Dear one,
I am beholden, eminently overjoyed,I love this feeling. Thank-you.

The night is tenebrous with spates of smoky clouds filling over the sky. I am here in Gaziabaad , at my cousin's place, will be sleeping after I finish scribing my emotions. The result was out the day I reached Delhi. And then what follows is a manifesto. I am already too edgy about my future, about myself and about every thing else. Publicizing this has made me even more petrified. I need to make it up. It was my dream.

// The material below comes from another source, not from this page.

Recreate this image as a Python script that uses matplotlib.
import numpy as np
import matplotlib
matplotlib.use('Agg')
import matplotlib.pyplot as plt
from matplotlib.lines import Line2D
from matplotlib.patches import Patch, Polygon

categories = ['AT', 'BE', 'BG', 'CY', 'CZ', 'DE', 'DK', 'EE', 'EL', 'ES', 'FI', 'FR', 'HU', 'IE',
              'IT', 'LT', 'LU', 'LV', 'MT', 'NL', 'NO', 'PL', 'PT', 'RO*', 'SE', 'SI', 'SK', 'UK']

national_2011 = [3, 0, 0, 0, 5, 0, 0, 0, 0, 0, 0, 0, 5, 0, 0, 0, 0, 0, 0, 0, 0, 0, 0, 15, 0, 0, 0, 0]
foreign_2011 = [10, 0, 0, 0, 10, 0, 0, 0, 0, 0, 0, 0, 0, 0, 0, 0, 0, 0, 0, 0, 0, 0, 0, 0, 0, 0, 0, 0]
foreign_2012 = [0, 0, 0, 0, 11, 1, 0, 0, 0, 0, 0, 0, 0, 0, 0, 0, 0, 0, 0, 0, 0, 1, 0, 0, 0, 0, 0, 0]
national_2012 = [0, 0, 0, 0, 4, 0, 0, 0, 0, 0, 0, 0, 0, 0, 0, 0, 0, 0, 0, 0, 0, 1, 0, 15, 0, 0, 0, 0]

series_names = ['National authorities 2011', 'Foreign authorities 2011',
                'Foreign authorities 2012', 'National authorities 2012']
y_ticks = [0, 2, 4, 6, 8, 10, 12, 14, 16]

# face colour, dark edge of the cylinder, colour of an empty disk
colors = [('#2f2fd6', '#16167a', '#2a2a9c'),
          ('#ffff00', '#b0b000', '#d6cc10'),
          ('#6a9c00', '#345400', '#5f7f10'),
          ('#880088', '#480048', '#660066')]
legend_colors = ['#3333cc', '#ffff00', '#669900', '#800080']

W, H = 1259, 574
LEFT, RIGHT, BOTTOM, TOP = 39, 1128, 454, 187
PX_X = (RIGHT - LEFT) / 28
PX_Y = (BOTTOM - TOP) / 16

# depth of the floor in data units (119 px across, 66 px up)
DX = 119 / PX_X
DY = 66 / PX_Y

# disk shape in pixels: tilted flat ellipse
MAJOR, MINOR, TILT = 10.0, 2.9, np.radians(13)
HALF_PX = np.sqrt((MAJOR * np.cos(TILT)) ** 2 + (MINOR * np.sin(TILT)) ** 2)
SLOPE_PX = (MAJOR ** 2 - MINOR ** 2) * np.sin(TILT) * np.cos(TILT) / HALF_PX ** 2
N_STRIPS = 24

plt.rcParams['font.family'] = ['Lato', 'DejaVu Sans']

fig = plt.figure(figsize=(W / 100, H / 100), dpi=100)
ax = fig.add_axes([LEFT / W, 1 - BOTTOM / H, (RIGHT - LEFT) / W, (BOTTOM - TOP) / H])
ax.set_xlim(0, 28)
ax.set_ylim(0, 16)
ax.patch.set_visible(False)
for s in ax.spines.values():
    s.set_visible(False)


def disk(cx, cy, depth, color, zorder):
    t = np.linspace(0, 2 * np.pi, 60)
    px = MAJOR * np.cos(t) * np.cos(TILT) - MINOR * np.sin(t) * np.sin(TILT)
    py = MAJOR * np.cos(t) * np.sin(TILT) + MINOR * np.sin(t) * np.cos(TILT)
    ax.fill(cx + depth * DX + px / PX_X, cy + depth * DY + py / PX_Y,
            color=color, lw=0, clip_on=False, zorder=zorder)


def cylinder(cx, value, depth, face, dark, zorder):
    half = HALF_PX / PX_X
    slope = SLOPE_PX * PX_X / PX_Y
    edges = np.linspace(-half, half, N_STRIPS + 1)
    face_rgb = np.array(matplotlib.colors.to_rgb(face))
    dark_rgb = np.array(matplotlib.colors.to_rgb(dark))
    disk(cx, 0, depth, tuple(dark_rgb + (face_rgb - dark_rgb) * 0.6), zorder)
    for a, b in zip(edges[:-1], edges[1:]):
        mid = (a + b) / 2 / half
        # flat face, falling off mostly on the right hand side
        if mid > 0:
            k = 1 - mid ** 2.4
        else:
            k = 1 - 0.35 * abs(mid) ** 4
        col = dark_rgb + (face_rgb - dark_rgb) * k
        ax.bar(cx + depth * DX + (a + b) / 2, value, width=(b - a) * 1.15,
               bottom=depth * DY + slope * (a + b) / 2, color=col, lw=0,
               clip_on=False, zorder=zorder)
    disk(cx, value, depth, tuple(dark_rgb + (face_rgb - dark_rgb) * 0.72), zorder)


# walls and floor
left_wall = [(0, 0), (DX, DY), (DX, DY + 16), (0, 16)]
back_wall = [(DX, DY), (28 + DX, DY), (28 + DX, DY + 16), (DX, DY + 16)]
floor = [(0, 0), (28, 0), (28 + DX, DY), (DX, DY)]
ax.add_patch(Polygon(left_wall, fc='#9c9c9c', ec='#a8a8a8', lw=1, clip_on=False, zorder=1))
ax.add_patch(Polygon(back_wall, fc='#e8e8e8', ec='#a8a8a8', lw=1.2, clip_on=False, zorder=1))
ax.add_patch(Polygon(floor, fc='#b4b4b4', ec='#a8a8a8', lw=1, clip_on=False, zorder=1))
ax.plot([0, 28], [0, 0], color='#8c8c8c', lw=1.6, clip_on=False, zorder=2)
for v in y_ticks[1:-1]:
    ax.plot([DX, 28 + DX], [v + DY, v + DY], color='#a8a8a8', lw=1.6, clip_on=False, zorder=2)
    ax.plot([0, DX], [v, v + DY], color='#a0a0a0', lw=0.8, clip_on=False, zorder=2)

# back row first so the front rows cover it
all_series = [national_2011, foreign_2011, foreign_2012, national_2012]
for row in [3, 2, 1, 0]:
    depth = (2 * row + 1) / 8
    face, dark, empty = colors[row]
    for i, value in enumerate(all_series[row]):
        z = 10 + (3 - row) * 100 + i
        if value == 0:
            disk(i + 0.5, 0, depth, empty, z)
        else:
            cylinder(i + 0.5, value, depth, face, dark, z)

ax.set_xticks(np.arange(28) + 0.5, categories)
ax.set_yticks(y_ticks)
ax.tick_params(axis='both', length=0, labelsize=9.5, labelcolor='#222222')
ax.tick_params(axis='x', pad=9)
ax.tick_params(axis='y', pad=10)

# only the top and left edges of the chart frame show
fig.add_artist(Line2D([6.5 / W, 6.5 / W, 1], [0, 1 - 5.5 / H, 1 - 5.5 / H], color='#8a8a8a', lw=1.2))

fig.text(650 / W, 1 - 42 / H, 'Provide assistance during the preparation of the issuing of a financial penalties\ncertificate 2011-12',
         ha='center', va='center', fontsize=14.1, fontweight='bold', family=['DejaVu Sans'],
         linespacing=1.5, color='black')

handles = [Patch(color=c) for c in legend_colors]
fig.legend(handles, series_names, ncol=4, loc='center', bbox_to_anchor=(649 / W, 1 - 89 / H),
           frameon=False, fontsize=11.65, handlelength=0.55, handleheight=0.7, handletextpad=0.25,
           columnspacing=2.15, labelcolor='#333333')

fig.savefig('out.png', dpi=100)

The night of May 0#, 2016. The night of my official birthday. I am really heavy eyed.

Date May 9, 2016.
Again Somnolence. Sitting here heavy eyed at my regular spot besides the pond is my personal tranquilizer. But the disparity between then and now is vast. When now I'm swamped by the cluster of biting mosquitoes, that time was weird . Escaping the circumstances I used to wander around in the adjoining areas.

Date : May 11, 2016.

It's Petrichor night. The cab is nearly flying on the black glittering highway. The fragrance , the cool and the moist pacifies me. Sitting on the back seat I see a curvy road, it looks magical. The parallel edges are planted with majestic trees who flaunt their silver leaves as a result of the fluorescence . Occasionally the whole passage is lighted by sudden intimidating lightning. The rain, in particular the first one of a season infuses me with sanguiness . I guess it holds true for everyone. As the cab moves away I look at the curved road. Spectacular it seemed as if it can lead you to heaven, away from all the pains of life. Further I moved it seemed straight and then straighter. There view stroked me with a philosophy, two indeed. First, When you encounter upon a distorted path seclude yourself form it the away you move the straighter it will seem. Second, you may presume a direction as easy and straightforward but getting actually into it may reveal the flaws it has got.

Date : 12 may, 2016.

I don't know how to thank.. I can feel right now releasing all the bad stuff. I am very grateful. I get this wierd feeling to pray.

Date : 13 may, 2016.

I'm sitting in the lawn in front of the CCD , the merriment of the couple on the right of me is cool. Ohh, wait that's not a couple, the thing which I was considering to be the girl's bag was actually a big hip of another girl. It's pouring down again. I've rushed away into the cafeteria there are people sitting away and near me. I see a couple, I guess certainly a couple. The girl is a Bollywood Actress look a like and the boy is......... Who cares, yes but I like him a lot. I don't love him. It's wierd . I thought that he liked me but many times I have been assured that let alone the likeness, may be he avoides me. It is the kind of experience that I have encountered first in my life. May be he's sitting facing me to show me off that he now has a girlfriend. Let him go, I don't want him to have a slight glimpse that it hurts me a little. I think they are gone. Let him go. Just leave him. Though I'm inside the rainy smell is here again . It's good that the world is changing. Let it change for good. The after affects of that feeling after seeing him with some girl is still lingering on me. The girl is fair, though I don't like the kind of face she has. I hope it has stopped raining. I'm going outside.